## INSTRUCTIONS FOR THE TASK
Every record must be transcribed in its entirety, apart from the images, which are to be omitted.

# # # # # # #

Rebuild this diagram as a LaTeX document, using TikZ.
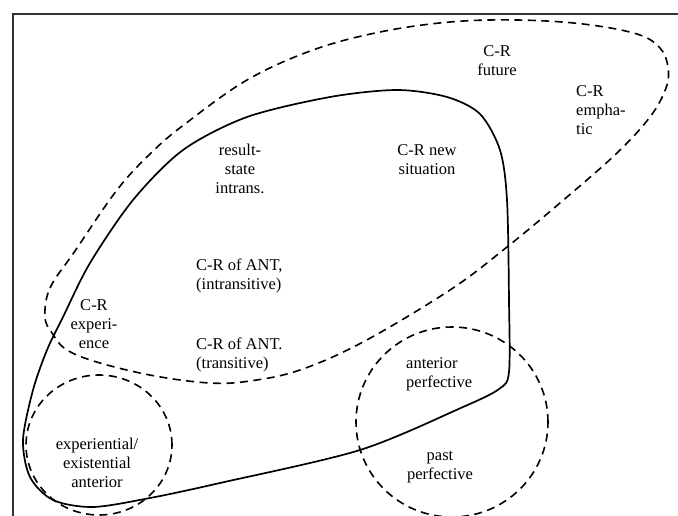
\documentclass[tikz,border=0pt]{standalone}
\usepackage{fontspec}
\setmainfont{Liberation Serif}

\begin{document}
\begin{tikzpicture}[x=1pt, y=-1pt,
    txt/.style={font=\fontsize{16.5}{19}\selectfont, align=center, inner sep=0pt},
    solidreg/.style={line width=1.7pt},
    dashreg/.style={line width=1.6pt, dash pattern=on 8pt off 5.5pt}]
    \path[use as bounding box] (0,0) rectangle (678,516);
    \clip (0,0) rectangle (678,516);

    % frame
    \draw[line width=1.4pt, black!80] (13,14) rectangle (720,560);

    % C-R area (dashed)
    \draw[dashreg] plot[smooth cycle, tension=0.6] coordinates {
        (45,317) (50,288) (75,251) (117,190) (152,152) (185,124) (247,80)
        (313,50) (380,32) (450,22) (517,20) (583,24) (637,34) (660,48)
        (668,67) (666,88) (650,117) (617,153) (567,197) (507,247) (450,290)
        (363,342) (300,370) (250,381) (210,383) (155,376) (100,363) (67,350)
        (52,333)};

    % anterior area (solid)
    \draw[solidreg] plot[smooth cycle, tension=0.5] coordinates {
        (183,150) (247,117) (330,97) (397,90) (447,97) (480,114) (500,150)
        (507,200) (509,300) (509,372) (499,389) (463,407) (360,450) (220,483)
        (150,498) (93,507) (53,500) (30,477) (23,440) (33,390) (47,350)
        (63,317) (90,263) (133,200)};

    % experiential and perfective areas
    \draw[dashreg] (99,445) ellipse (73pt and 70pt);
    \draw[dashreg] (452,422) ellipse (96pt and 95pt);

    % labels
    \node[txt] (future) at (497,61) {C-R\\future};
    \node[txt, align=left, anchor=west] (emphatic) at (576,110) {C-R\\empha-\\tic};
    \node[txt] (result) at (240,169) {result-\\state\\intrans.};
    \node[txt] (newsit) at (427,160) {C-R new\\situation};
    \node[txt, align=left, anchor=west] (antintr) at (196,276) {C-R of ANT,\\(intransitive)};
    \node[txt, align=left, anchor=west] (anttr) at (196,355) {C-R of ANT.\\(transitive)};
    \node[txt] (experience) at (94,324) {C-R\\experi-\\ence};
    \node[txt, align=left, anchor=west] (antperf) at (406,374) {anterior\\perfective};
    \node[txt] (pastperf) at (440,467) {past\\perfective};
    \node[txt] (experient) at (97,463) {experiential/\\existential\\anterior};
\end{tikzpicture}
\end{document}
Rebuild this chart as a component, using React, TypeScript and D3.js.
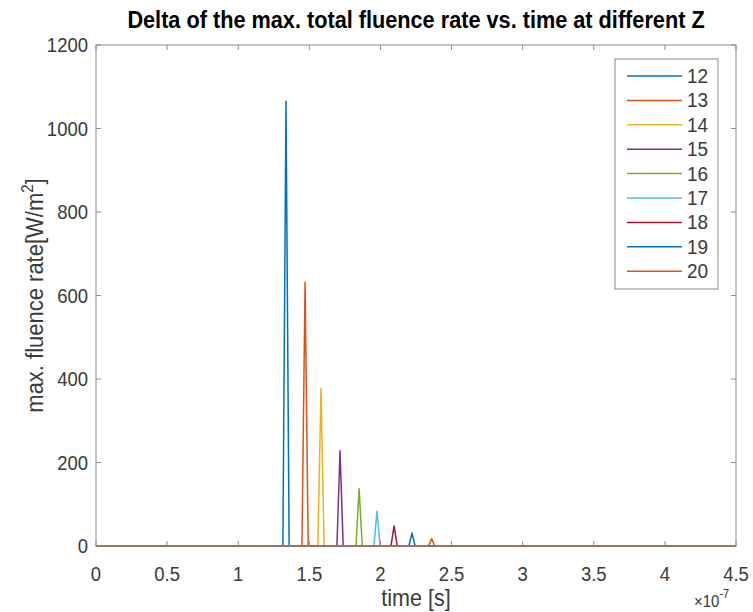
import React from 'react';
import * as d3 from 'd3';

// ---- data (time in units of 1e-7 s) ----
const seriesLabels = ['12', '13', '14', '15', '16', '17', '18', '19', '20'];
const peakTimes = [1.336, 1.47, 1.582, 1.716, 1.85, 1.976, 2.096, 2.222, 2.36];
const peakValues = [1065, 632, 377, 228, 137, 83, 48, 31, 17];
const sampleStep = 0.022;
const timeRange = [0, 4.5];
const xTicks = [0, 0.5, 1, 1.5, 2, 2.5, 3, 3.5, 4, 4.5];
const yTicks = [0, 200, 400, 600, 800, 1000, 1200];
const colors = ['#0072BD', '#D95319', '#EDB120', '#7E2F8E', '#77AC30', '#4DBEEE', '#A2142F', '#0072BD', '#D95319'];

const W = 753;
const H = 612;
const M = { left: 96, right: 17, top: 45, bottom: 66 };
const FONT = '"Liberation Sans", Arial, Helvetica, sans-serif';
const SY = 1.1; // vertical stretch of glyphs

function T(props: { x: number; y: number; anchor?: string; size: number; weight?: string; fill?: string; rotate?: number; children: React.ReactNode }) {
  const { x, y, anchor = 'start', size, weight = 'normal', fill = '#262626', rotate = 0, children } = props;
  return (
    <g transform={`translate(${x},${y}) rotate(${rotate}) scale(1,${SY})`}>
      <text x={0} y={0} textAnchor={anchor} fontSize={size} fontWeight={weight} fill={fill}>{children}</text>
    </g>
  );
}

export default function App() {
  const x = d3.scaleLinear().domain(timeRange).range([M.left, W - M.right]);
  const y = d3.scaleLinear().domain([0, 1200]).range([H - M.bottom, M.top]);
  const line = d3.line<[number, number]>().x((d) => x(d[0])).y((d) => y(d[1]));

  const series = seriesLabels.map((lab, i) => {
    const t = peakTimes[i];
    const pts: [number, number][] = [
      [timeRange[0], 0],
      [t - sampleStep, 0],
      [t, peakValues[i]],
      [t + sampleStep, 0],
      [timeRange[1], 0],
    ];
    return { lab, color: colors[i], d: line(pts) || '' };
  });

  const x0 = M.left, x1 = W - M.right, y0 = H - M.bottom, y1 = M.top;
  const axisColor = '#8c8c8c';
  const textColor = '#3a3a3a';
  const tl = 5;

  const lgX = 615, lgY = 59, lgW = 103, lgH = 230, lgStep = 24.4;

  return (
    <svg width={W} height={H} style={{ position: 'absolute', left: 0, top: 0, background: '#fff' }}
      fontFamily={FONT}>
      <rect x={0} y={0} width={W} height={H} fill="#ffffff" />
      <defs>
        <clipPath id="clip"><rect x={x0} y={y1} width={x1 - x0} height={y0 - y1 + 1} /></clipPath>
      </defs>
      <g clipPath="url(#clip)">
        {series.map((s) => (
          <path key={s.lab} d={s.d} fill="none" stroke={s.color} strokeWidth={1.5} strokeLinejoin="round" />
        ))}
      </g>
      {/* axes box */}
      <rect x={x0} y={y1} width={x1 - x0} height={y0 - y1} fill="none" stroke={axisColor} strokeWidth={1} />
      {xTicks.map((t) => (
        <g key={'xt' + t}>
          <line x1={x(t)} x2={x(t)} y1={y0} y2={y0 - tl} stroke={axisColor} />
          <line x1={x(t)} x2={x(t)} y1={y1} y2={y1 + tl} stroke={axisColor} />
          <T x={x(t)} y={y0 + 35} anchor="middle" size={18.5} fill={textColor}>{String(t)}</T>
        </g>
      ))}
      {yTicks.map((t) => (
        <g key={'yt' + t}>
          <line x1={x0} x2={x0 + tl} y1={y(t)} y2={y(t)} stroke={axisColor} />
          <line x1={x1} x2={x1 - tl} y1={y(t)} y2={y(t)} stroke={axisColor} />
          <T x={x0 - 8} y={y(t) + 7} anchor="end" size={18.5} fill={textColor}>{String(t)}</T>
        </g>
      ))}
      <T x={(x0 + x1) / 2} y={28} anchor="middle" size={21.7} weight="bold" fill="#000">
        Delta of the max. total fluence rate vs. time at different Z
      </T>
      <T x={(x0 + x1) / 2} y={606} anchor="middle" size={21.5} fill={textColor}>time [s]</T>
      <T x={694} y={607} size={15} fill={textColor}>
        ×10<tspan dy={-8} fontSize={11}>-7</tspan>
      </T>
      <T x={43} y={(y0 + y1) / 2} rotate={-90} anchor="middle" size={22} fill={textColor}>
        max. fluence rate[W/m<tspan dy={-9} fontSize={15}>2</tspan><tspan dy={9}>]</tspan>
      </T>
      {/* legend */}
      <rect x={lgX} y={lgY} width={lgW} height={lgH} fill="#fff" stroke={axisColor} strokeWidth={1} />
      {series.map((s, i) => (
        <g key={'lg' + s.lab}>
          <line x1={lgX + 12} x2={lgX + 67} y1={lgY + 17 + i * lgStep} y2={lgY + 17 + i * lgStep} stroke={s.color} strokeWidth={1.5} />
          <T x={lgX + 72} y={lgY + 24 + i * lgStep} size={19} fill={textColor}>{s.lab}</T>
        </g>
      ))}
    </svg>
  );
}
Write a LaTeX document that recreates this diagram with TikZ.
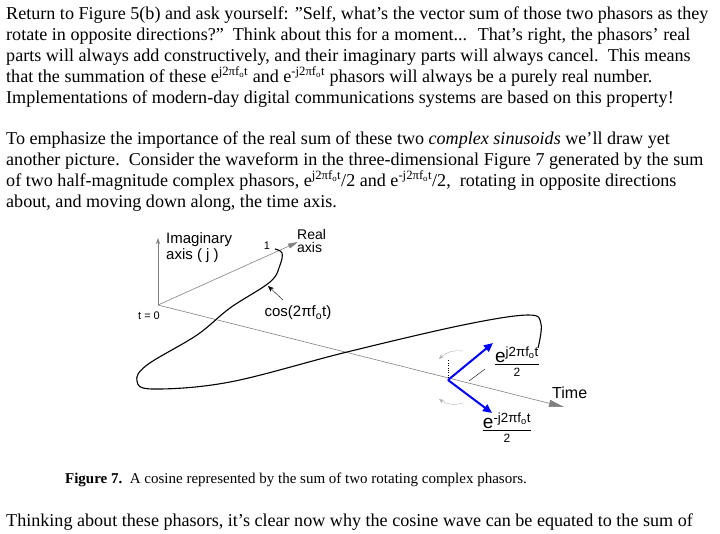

# # # # # # #

## ANSWER TO THIS EXERCISE
Rebuild this diagram as a LaTeX document, using TikZ.
\documentclass[tikz,border=0pt]{standalone}
\usepackage{fontspec}
\setmainfont{Liberation Serif}

\begin{document}
\begin{tikzpicture}[x=1pt, y=-1pt,
    txt/.style={font=\fontsize{16.5}{19}\selectfont, align=center, inner sep=0pt},
    solidreg/.style={line width=1.7pt},
    dashreg/.style={line width=1.6pt, dash pattern=on 8pt off 5.5pt}]
    \path[use as bounding box] (0,0) rectangle (678,516);
    \clip (0,0) rectangle (678,516);

    % frame
    \draw[line width=1.4pt, black!80] (13,14) rectangle (720,560);

    % C-R area (dashed)
    \draw[dashreg] plot[smooth cycle, tension=0.6] coordinates {
        (45,317) (50,288) (75,251) (117,190) (152,152) (185,124) (247,80)
        (313,50) (380,32) (450,22) (517,20) (583,24) (637,34) (660,48)
        (668,67) (666,88) (650,117) (617,153) (567,197) (507,247) (450,290)
        (363,342) (300,370) (250,381) (210,383) (155,376) (100,363) (67,350)
        (52,333)};

    % anterior area (solid)
    \draw[solidreg] plot[smooth cycle, tension=0.5] coordinates {
        (183,150) (247,117) (330,97) (397,90) (447,97) (480,114) (500,150)
        (507,200) (509,300) (509,372) (499,389) (463,407) (360,450) (220,483)
        (150,498) (93,507) (53,500) (30,477) (23,440) (33,390) (47,350)
        (63,317) (90,263) (133,200)};

    % experiential and perfective areas
    \draw[dashreg] (99,445) ellipse (73pt and 70pt);
    \draw[dashreg] (452,422) ellipse (96pt and 95pt);

    % labels
    \node[txt] (future) at (497,61) {C-R\\future};
    \node[txt, align=left, anchor=west] (emphatic) at (576,110) {C-R\\empha-\\tic};
    \node[txt] (result) at (240,169) {result-\\state\\intrans.};
    \node[txt] (newsit) at (427,160) {C-R new\\situation};
    \node[txt, align=left, anchor=west] (antintr) at (196,276) {C-R of ANT,\\(intransitive)};
    \node[txt, align=left, anchor=west] (anttr) at (196,355) {C-R of ANT.\\(transitive)};
    \node[txt] (experience) at (94,324) {C-R\\experi-\\ence};
    \node[txt, align=left, anchor=west] (antperf) at (406,374) {anterior\\perfective};
    \node[txt] (pastperf) at (440,467) {past\\perfective};
    \node[txt] (experient) at (97,463) {experiential/\\existential\\anterior};
\end{tikzpicture}
\end{document}
Rebuild this chart as a component, using React, TypeScript and D3.js.
import React from 'react';
import * as d3 from 'd3';

// ---- data (time in units of 1e-7 s) ----
const seriesLabels = ['12', '13', '14', '15', '16', '17', '18', '19', '20'];
const peakTimes = [1.336, 1.47, 1.582, 1.716, 1.85, 1.976, 2.096, 2.222, 2.36];
const peakValues = [1065, 632, 377, 228, 137, 83, 48, 31, 17];
const sampleStep = 0.022;
const timeRange = [0, 4.5];
const xTicks = [0, 0.5, 1, 1.5, 2, 2.5, 3, 3.5, 4, 4.5];
const yTicks = [0, 200, 400, 600, 800, 1000, 1200];
const colors = ['#0072BD', '#D95319', '#EDB120', '#7E2F8E', '#77AC30', '#4DBEEE', '#A2142F', '#0072BD', '#D95319'];

const W = 753;
const H = 612;
const M = { left: 96, right: 17, top: 45, bottom: 66 };
const FONT = '"Liberation Sans", Arial, Helvetica, sans-serif';
const SY = 1.1; // vertical stretch of glyphs

function T(props: { x: number; y: number; anchor?: string; size: number; weight?: string; fill?: string; rotate?: number; children: React.ReactNode }) {
  const { x, y, anchor = 'start', size, weight = 'normal', fill = '#262626', rotate = 0, children } = props;
  return (
    <g transform={`translate(${x},${y}) rotate(${rotate}) scale(1,${SY})`}>
      <text x={0} y={0} textAnchor={anchor} fontSize={size} fontWeight={weight} fill={fill}>{children}</text>
    </g>
  );
}

export default function App() {
  const x = d3.scaleLinear().domain(timeRange).range([M.left, W - M.right]);
  const y = d3.scaleLinear().domain([0, 1200]).range([H - M.bottom, M.top]);
  const line = d3.line<[number, number]>().x((d) => x(d[0])).y((d) => y(d[1]));

  const series = seriesLabels.map((lab, i) => {
    const t = peakTimes[i];
    const pts: [number, number][] = [
      [timeRange[0], 0],
      [t - sampleStep, 0],
      [t, peakValues[i]],
      [t + sampleStep, 0],
      [timeRange[1], 0],
    ];
    return { lab, color: colors[i], d: line(pts) || '' };
  });

  const x0 = M.left, x1 = W - M.right, y0 = H - M.bottom, y1 = M.top;
  const axisColor = '#8c8c8c';
  const textColor = '#3a3a3a';
  const tl = 5;

  const lgX = 615, lgY = 59, lgW = 103, lgH = 230, lgStep = 24.4;

  return (
    <svg width={W} height={H} style={{ position: 'absolute', left: 0, top: 0, background: '#fff' }}
      fontFamily={FONT}>
      <rect x={0} y={0} width={W} height={H} fill="#ffffff" />
      <defs>
        <clipPath id="clip"><rect x={x0} y={y1} width={x1 - x0} height={y0 - y1 + 1} /></clipPath>
      </defs>
      <g clipPath="url(#clip)">
        {series.map((s) => (
          <path key={s.lab} d={s.d} fill="none" stroke={s.color} strokeWidth={1.5} strokeLinejoin="round" />
        ))}
      </g>
      {/* axes box */}
      <rect x={x0} y={y1} width={x1 - x0} height={y0 - y1} fill="none" stroke={axisColor} strokeWidth={1} />
      {xTicks.map((t) => (
        <g key={'xt' + t}>
          <line x1={x(t)} x2={x(t)} y1={y0} y2={y0 - tl} stroke={axisColor} />
          <line x1={x(t)} x2={x(t)} y1={y1} y2={y1 + tl} stroke={axisColor} />
          <T x={x(t)} y={y0 + 35} anchor="middle" size={18.5} fill={textColor}>{String(t)}</T>
        </g>
      ))}
      {yTicks.map((t) => (
        <g key={'yt' + t}>
          <line x1={x0} x2={x0 + tl} y1={y(t)} y2={y(t)} stroke={axisColor} />
          <line x1={x1} x2={x1 - tl} y1={y(t)} y2={y(t)} stroke={axisColor} />
          <T x={x0 - 8} y={y(t) + 7} anchor="end" size={18.5} fill={textColor}>{String(t)}</T>
        </g>
      ))}
      <T x={(x0 + x1) / 2} y={28} anchor="middle" size={21.7} weight="bold" fill="#000">
        Delta of the max. total fluence rate vs. time at different Z
      </T>
      <T x={(x0 + x1) / 2} y={606} anchor="middle" size={21.5} fill={textColor}>time [s]</T>
      <T x={694} y={607} size={15} fill={textColor}>
        ×10<tspan dy={-8} fontSize={11}>-7</tspan>
      </T>
      <T x={43} y={(y0 + y1) / 2} rotate={-90} anchor="middle" size={22} fill={textColor}>
        max. fluence rate[W/m<tspan dy={-9} fontSize={15}>2</tspan><tspan dy={9}>]</tspan>
      </T>
      {/* legend */}
      <rect x={lgX} y={lgY} width={lgW} height={lgH} fill="#fff" stroke={axisColor} strokeWidth={1} />
      {series.map((s, i) => (
        <g key={'lg' + s.lab}>
          <line x1={lgX + 12} x2={lgX + 67} y1={lgY + 17 + i * lgStep} y2={lgY + 17 + i * lgStep} stroke={s.color} strokeWidth={1.5} />
          <T x={lgX + 72} y={lgY + 24 + i * lgStep} size={19} fill={textColor}>{s.lab}</T>
        </g>
      ))}
    </svg>
  );
}
Write a LaTeX document that recreates this diagram with TikZ.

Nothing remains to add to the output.